### DATA LINES

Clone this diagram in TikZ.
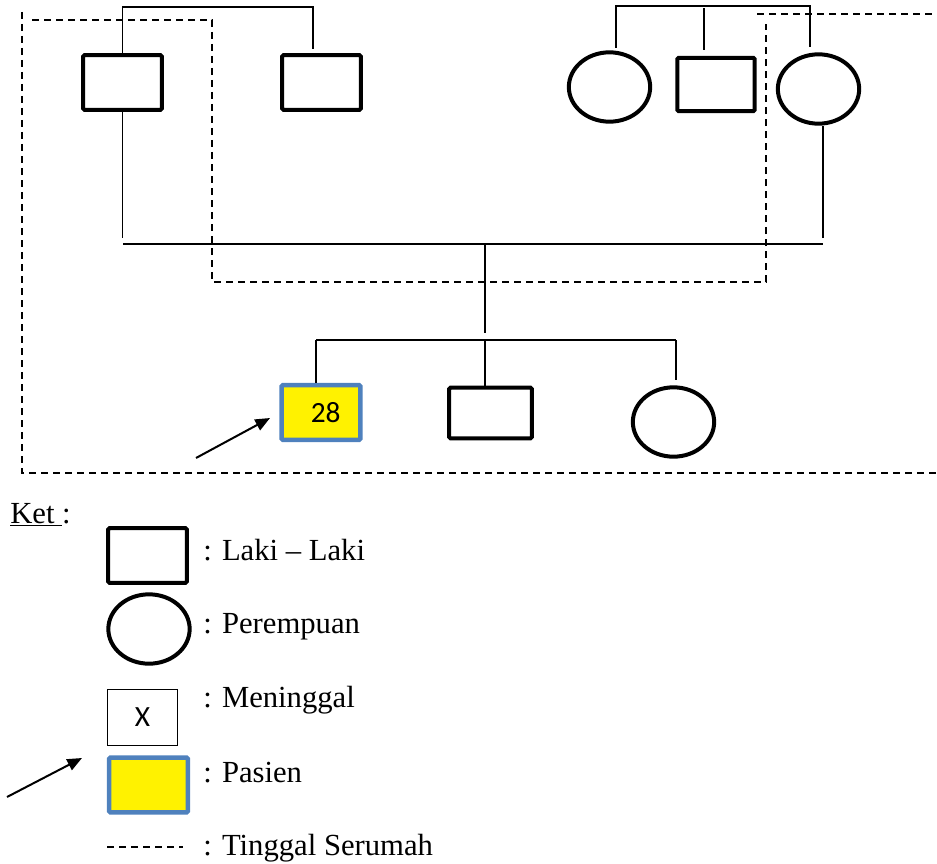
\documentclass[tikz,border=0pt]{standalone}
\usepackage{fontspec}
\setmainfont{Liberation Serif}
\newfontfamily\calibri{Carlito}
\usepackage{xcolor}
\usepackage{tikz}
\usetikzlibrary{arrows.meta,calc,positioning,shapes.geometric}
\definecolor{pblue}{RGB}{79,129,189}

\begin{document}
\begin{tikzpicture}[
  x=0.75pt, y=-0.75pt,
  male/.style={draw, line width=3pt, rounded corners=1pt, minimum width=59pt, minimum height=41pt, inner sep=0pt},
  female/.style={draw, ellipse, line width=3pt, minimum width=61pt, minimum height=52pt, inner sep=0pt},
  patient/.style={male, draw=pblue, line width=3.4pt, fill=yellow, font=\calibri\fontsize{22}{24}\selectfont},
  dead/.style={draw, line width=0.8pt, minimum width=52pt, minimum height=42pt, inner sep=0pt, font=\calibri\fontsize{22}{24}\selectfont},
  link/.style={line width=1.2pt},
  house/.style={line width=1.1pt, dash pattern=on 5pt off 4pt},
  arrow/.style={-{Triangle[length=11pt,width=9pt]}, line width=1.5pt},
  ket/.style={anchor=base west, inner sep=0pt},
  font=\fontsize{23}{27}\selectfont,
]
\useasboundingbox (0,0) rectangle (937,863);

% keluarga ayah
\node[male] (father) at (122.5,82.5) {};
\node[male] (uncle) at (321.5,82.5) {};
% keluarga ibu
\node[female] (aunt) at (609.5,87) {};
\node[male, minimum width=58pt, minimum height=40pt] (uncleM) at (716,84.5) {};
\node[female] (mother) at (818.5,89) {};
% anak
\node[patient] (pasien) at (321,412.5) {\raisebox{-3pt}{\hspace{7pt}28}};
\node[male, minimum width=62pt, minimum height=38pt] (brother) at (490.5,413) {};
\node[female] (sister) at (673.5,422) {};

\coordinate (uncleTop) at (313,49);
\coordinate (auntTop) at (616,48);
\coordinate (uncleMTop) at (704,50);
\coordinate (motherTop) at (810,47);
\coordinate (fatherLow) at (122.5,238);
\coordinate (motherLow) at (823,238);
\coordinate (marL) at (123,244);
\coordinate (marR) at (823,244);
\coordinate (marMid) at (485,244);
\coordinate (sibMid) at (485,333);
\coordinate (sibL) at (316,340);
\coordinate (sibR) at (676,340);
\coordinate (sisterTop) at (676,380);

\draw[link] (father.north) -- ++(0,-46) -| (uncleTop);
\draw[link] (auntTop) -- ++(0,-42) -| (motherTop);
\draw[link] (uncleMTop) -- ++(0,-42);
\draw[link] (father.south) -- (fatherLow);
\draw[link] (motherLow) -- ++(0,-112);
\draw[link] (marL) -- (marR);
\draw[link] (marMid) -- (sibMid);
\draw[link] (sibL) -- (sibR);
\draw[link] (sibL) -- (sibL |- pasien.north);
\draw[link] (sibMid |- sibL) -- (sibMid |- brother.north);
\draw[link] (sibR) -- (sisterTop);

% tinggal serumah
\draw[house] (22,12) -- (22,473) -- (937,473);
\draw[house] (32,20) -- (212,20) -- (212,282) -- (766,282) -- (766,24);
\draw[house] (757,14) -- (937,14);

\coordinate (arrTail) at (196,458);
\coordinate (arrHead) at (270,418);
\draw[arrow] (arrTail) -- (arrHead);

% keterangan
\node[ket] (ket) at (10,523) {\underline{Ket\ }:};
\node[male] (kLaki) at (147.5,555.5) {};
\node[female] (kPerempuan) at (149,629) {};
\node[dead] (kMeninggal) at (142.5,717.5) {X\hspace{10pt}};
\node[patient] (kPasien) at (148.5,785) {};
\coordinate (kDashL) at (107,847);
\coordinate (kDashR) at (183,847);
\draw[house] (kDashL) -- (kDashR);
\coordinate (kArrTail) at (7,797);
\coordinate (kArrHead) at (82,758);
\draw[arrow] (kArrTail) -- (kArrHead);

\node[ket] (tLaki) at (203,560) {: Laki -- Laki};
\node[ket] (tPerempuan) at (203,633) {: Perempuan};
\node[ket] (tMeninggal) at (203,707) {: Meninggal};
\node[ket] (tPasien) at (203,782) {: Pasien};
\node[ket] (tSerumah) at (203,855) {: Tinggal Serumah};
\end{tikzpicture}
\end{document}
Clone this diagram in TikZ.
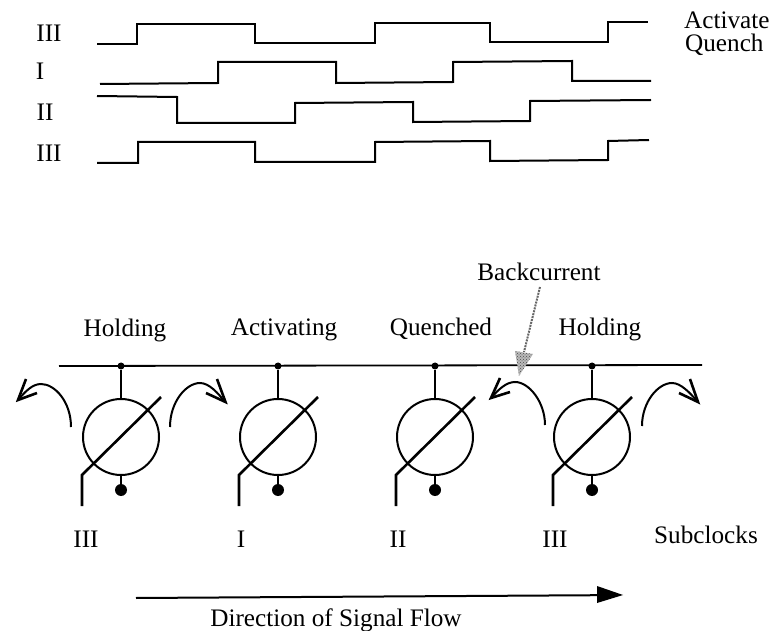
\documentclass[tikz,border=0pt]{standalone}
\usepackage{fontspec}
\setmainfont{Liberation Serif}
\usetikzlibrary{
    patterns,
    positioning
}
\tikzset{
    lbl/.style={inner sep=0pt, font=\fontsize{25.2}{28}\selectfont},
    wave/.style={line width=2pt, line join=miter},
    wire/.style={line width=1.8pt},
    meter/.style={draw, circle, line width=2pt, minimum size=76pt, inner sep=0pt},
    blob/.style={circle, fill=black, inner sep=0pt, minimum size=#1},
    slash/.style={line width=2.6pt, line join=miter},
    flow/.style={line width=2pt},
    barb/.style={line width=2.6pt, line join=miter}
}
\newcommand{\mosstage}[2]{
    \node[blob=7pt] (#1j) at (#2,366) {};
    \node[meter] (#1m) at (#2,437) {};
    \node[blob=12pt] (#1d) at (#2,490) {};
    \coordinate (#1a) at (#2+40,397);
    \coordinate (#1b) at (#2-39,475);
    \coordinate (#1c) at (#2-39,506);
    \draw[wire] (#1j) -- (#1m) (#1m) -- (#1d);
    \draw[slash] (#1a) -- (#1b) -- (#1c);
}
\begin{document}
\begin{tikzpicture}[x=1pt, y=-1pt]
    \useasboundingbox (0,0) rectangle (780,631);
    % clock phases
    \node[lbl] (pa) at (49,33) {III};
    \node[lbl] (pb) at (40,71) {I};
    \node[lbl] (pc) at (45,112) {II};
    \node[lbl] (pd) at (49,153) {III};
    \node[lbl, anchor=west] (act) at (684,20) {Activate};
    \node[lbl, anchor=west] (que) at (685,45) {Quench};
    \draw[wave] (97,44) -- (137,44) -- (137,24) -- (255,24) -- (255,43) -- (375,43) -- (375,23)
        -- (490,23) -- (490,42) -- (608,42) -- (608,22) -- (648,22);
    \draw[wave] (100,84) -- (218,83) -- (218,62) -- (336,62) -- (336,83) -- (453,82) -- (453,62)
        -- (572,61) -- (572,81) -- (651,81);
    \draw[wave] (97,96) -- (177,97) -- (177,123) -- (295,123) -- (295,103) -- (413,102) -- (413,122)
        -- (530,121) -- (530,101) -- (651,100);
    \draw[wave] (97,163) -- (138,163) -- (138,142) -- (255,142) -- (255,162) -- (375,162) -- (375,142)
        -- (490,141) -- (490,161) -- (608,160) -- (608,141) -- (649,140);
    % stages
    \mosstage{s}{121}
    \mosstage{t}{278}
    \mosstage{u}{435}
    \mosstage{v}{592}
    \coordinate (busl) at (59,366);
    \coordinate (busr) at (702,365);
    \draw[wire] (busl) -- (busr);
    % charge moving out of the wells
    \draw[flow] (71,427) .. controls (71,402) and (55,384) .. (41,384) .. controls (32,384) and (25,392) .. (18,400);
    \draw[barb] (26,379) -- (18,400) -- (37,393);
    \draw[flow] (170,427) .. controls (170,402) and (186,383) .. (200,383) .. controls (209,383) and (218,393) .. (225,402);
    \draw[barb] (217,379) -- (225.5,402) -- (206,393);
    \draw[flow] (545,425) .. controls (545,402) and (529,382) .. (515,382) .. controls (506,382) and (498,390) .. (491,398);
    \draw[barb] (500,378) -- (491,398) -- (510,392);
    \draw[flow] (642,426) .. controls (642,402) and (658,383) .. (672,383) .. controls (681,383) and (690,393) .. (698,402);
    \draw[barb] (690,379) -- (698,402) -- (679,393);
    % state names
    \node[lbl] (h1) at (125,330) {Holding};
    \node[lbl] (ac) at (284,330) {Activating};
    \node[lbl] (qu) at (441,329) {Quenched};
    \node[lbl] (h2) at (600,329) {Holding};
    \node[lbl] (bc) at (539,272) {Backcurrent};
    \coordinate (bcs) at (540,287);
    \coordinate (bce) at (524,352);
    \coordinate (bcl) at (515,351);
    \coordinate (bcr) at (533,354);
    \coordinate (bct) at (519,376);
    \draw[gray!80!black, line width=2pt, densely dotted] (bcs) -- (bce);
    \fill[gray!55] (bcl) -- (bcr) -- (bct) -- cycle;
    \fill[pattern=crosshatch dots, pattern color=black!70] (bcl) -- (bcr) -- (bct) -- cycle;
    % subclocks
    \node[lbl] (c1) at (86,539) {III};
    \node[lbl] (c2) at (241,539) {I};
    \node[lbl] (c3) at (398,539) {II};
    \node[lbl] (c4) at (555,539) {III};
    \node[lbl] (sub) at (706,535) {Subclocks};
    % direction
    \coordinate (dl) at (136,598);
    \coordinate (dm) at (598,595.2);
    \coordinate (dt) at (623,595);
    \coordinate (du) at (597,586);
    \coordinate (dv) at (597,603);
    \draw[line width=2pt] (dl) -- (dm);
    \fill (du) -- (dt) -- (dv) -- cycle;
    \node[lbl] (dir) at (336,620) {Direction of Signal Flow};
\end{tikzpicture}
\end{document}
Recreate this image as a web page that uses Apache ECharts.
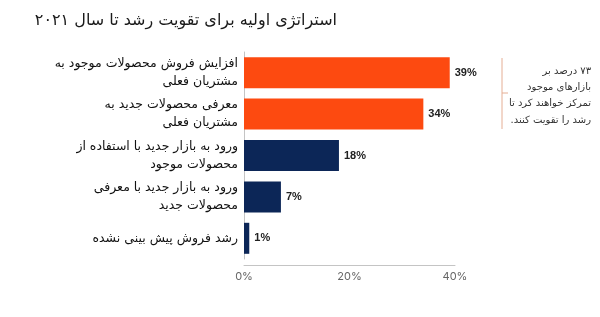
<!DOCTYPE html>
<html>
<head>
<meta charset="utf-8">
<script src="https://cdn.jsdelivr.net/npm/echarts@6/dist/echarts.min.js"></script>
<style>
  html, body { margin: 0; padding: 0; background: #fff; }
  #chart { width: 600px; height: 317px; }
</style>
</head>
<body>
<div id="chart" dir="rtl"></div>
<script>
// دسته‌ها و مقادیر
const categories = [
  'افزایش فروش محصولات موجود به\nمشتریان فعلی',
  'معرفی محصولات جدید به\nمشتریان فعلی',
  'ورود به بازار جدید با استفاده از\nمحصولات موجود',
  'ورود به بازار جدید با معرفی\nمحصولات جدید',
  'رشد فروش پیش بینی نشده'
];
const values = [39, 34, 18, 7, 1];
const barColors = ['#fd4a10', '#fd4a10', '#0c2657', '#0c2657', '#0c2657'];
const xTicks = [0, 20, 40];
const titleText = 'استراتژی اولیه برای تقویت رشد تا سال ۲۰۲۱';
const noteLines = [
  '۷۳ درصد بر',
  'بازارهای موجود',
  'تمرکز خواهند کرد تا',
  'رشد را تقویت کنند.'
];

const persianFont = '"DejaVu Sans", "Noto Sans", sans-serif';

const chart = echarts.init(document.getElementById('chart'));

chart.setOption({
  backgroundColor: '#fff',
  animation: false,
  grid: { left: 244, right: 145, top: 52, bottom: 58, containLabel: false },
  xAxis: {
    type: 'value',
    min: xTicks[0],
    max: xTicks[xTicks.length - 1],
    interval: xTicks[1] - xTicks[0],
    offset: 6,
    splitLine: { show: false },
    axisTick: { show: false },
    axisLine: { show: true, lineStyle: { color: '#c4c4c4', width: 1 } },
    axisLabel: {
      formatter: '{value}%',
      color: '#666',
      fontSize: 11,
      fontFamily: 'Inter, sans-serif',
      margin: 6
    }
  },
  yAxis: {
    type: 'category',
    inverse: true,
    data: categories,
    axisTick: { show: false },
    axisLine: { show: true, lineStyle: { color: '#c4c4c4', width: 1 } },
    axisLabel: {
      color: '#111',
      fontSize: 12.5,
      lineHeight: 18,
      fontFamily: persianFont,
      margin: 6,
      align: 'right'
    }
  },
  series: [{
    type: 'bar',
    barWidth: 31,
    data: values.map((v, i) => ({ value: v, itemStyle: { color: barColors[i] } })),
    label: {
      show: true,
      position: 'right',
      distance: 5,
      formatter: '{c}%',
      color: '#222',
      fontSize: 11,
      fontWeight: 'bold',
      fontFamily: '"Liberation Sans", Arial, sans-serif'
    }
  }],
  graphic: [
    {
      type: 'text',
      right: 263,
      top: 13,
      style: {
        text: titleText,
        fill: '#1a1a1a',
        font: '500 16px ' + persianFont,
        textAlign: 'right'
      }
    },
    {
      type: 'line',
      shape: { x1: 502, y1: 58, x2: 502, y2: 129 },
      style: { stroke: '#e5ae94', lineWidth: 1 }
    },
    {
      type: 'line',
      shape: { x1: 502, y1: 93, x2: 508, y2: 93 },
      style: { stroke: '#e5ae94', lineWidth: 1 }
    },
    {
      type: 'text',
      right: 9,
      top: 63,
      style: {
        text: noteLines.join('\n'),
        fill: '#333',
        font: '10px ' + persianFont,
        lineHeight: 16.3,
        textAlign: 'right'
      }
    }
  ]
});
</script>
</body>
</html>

### EXERCISE
Start at the top of the entries and repeat each line exactly, ending at the line that contains "(sister) at (673.5,422)". Pictures are not part of the copy.

### FINISHED EXERCISE
Clone this diagram in TikZ.
\documentclass[tikz,border=0pt]{standalone}
\usepackage{fontspec}
\setmainfont{Liberation Serif}
\newfontfamily\calibri{Carlito}
\usepackage{xcolor}
\usepackage{tikz}
\usetikzlibrary{arrows.meta,calc,positioning,shapes.geometric}
\definecolor{pblue}{RGB}{79,129,189}

\begin{document}
\begin{tikzpicture}[
  x=0.75pt, y=-0.75pt,
  male/.style={draw, line width=3pt, rounded corners=1pt, minimum width=59pt, minimum height=41pt, inner sep=0pt},
  female/.style={draw, ellipse, line width=3pt, minimum width=61pt, minimum height=52pt, inner sep=0pt},
  patient/.style={male, draw=pblue, line width=3.4pt, fill=yellow, font=\calibri\fontsize{22}{24}\selectfont},
  dead/.style={draw, line width=0.8pt, minimum width=52pt, minimum height=42pt, inner sep=0pt, font=\calibri\fontsize{22}{24}\selectfont},
  link/.style={line width=1.2pt},
  house/.style={line width=1.1pt, dash pattern=on 5pt off 4pt},
  arrow/.style={-{Triangle[length=11pt,width=9pt]}, line width=1.5pt},
  ket/.style={anchor=base west, inner sep=0pt},
  font=\fontsize{23}{27}\selectfont,
]
\useasboundingbox (0,0) rectangle (937,863);

% keluarga ayah
\node[male] (father) at (122.5,82.5) {};
\node[male] (uncle) at (321.5,82.5) {};
% keluarga ibu
\node[female] (aunt) at (609.5,87) {};
\node[male, minimum width=58pt, minimum height=40pt] (uncleM) at (716,84.5) {};
\node[female] (mother) at (818.5,89) {};
% anak
\node[patient] (pasien) at (321,412.5) {\raisebox{-3pt}{\hspace{7pt}28}};
\node[male, minimum width=62pt, minimum height=38pt] (brother) at (490.5,413) {};
\node[female] (sister) at (673.5,422) {};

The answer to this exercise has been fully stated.